_Exercise_. Where a line contains the word "this", copy that line in full.

_Given information_.

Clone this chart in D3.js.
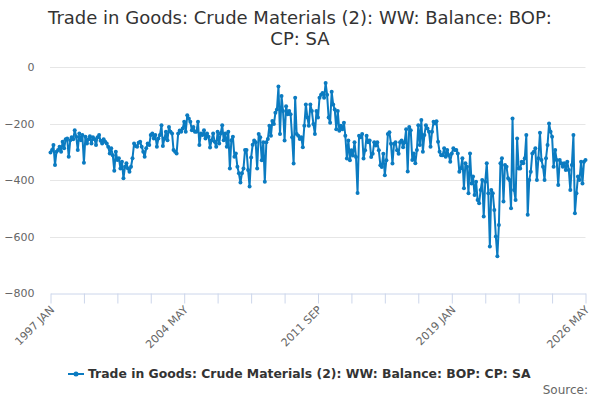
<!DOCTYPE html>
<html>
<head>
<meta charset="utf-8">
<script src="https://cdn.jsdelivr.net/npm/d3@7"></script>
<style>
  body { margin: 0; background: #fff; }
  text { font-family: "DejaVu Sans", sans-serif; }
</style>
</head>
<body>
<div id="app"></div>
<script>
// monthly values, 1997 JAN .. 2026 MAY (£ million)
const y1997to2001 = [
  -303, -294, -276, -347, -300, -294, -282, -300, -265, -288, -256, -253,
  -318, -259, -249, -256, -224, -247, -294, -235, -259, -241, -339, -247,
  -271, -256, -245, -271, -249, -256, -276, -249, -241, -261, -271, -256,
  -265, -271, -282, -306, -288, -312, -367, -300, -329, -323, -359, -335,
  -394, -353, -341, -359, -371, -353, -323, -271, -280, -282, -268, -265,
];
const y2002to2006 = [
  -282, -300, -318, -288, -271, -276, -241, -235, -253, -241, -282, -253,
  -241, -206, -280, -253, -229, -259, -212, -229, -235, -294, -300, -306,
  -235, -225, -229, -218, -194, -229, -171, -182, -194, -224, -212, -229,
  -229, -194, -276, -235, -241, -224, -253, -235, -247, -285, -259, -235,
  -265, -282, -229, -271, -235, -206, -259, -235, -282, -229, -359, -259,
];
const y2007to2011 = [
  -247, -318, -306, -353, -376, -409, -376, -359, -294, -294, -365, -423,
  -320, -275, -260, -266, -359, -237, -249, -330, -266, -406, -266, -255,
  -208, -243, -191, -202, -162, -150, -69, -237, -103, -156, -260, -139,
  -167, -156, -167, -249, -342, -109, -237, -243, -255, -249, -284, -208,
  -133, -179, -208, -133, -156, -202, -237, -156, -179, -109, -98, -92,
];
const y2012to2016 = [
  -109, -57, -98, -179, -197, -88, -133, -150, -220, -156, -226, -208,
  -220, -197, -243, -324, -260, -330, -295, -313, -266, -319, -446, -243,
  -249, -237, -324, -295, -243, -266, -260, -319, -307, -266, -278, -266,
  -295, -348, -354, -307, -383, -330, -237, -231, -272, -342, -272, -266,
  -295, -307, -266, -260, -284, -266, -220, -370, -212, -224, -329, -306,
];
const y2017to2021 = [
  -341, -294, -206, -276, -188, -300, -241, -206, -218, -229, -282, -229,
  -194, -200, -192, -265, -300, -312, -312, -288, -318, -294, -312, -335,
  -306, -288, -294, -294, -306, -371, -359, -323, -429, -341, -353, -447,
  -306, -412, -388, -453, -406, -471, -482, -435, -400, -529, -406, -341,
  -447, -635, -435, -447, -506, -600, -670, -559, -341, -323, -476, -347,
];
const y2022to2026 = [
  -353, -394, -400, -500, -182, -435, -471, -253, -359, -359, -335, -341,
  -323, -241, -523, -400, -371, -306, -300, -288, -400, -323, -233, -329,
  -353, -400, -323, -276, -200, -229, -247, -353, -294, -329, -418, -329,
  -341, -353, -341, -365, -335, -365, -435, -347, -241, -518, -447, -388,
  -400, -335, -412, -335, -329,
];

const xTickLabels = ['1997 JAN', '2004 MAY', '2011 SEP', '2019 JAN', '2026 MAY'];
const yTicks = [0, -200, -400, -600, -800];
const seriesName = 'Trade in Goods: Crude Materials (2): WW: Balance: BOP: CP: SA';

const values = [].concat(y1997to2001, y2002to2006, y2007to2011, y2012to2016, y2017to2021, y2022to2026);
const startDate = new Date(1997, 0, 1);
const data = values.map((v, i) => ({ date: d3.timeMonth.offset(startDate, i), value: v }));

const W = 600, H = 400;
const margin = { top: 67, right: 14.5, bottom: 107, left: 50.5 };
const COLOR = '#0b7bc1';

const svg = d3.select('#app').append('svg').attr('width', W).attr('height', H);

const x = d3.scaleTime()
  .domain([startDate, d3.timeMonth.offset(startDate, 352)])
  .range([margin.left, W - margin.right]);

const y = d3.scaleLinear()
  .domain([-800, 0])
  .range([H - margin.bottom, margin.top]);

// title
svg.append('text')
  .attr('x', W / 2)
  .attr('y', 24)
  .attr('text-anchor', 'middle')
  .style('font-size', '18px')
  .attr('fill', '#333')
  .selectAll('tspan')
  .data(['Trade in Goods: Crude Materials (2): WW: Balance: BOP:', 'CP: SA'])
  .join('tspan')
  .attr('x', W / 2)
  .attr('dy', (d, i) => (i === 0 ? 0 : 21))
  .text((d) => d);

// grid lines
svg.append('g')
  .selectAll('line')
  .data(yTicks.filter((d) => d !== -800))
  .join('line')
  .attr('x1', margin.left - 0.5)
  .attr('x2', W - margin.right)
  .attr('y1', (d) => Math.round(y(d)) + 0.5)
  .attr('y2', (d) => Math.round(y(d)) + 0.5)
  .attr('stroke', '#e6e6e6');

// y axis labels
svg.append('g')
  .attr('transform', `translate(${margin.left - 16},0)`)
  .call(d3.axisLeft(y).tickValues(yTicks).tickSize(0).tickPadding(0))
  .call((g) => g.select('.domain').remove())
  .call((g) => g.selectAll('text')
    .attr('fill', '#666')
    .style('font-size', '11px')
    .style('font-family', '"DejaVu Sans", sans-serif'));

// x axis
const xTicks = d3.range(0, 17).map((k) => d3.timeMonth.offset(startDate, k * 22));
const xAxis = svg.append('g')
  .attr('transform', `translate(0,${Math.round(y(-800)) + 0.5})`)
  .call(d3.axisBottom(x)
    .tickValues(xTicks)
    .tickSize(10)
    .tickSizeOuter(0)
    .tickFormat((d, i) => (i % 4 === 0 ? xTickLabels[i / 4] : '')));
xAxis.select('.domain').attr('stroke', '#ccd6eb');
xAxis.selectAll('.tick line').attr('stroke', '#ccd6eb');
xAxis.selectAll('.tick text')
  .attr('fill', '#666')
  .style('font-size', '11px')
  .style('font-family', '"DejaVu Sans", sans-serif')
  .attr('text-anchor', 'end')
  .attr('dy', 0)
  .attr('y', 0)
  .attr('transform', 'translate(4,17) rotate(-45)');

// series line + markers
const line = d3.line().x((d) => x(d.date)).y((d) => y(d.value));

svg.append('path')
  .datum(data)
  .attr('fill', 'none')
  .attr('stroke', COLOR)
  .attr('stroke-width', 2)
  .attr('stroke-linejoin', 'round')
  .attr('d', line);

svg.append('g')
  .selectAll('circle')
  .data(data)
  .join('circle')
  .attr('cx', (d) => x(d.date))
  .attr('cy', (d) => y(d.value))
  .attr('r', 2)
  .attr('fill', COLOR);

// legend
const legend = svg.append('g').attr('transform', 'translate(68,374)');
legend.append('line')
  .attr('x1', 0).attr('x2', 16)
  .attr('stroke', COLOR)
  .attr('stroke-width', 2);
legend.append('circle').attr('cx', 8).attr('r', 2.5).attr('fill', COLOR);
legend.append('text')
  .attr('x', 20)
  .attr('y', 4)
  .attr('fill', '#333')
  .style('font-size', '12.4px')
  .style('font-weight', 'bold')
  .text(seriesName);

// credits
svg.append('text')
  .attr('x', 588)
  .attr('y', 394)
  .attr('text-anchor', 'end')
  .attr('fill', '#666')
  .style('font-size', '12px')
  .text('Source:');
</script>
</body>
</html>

---

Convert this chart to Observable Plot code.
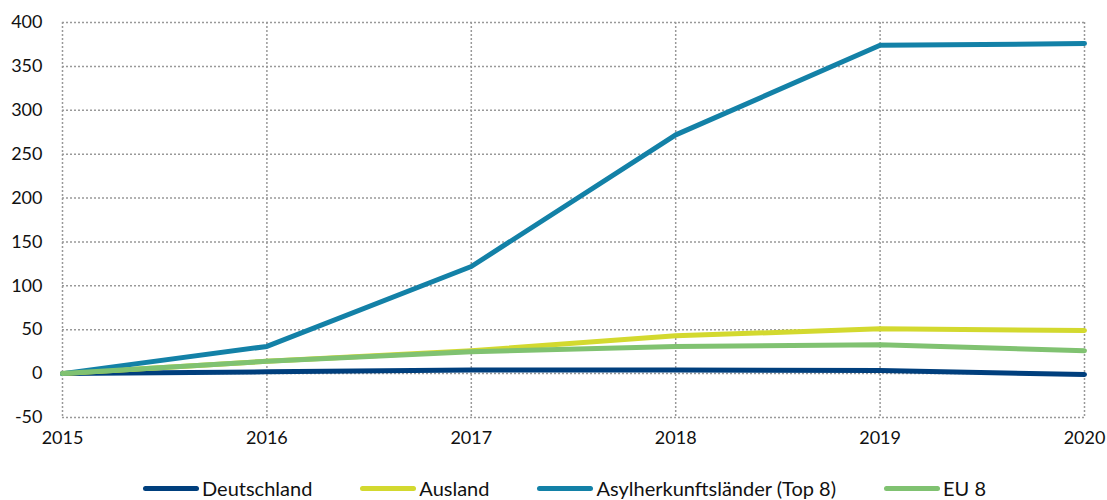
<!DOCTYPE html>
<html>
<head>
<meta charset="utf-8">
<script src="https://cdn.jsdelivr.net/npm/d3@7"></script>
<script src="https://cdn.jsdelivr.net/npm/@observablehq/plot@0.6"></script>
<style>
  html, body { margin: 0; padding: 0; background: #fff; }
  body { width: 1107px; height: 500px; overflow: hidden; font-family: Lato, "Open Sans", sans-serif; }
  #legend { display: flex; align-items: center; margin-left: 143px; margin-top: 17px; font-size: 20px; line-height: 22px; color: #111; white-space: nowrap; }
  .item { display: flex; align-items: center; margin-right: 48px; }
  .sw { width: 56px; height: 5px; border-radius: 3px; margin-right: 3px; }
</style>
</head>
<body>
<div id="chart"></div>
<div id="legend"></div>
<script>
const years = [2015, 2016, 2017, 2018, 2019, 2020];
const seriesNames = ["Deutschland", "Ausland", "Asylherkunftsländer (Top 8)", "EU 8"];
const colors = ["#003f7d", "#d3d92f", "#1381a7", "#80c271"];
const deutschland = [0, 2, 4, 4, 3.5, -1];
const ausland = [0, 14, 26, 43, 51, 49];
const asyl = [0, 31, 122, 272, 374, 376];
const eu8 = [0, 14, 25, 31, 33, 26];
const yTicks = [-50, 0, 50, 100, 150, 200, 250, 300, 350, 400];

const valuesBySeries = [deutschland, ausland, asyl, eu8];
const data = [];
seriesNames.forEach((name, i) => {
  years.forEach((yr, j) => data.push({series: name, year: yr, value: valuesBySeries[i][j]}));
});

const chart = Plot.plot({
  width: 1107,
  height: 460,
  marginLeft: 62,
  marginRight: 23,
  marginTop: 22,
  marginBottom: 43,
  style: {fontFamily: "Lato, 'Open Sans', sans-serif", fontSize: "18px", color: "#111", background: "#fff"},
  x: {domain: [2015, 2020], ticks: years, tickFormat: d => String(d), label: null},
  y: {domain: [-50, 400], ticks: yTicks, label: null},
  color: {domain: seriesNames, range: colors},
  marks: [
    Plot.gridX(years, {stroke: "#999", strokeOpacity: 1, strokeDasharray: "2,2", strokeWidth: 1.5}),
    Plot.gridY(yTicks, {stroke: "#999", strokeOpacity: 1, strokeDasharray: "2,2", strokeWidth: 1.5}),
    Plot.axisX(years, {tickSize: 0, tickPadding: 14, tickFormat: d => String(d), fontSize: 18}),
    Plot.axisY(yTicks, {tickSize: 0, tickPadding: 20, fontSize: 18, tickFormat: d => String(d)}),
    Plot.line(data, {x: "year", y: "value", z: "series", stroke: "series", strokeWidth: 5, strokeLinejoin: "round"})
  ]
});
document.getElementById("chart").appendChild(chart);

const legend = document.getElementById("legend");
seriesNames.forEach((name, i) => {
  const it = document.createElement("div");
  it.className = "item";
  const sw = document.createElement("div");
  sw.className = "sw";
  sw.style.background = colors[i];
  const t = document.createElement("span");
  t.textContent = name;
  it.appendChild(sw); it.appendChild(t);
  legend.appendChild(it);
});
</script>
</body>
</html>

...

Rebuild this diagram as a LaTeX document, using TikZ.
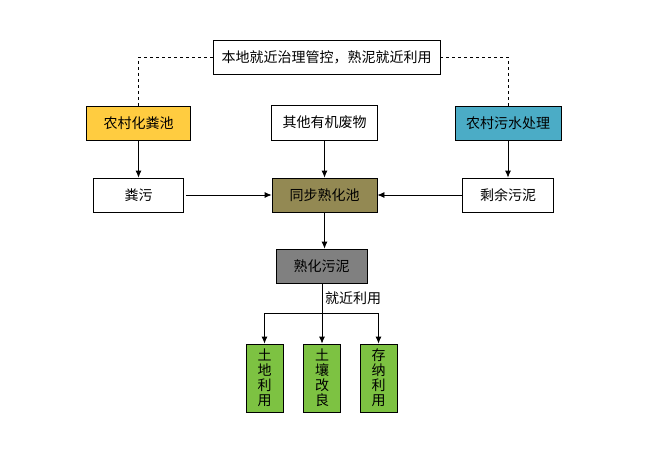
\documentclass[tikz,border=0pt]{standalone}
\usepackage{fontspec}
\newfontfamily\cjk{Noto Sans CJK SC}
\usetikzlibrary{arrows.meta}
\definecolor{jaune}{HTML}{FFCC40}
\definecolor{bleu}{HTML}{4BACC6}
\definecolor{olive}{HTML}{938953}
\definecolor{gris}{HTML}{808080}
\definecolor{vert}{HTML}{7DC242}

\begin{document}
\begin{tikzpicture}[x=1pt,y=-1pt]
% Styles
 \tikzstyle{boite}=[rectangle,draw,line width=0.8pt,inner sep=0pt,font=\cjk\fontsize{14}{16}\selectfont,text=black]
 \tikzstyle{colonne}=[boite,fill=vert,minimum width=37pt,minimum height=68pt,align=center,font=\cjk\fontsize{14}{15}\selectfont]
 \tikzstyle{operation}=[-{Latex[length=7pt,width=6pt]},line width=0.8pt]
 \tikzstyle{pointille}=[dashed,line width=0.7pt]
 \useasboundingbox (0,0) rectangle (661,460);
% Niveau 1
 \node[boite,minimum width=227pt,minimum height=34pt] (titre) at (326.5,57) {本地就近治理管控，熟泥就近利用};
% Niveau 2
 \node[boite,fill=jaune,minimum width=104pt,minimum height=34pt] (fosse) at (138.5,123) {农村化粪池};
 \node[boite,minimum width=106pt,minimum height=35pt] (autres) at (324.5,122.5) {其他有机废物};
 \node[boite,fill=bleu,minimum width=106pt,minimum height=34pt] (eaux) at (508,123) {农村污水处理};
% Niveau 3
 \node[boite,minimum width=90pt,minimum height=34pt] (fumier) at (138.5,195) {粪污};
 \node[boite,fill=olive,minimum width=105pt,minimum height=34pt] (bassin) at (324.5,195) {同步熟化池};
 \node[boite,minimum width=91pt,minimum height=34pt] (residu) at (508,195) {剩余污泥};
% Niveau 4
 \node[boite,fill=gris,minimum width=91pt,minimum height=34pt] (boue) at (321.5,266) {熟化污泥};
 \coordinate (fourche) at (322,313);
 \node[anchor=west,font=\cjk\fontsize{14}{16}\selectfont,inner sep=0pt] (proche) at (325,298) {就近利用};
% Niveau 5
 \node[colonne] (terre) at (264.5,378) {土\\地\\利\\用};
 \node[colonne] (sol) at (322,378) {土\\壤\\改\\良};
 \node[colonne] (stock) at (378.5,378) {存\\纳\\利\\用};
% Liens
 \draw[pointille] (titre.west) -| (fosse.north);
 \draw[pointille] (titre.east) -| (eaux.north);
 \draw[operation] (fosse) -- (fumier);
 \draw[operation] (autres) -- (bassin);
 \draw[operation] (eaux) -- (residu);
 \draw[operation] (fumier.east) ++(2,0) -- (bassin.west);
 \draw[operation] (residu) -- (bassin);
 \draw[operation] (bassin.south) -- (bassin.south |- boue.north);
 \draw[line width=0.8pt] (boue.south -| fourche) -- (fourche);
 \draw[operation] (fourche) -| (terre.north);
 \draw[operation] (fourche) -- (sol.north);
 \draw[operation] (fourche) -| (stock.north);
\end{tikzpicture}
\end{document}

_Written response_.
Clone this chart in D3.js.
Convert this chart to Observable Plot code.
Rebuild this diagram as a LaTeX document, using TikZ.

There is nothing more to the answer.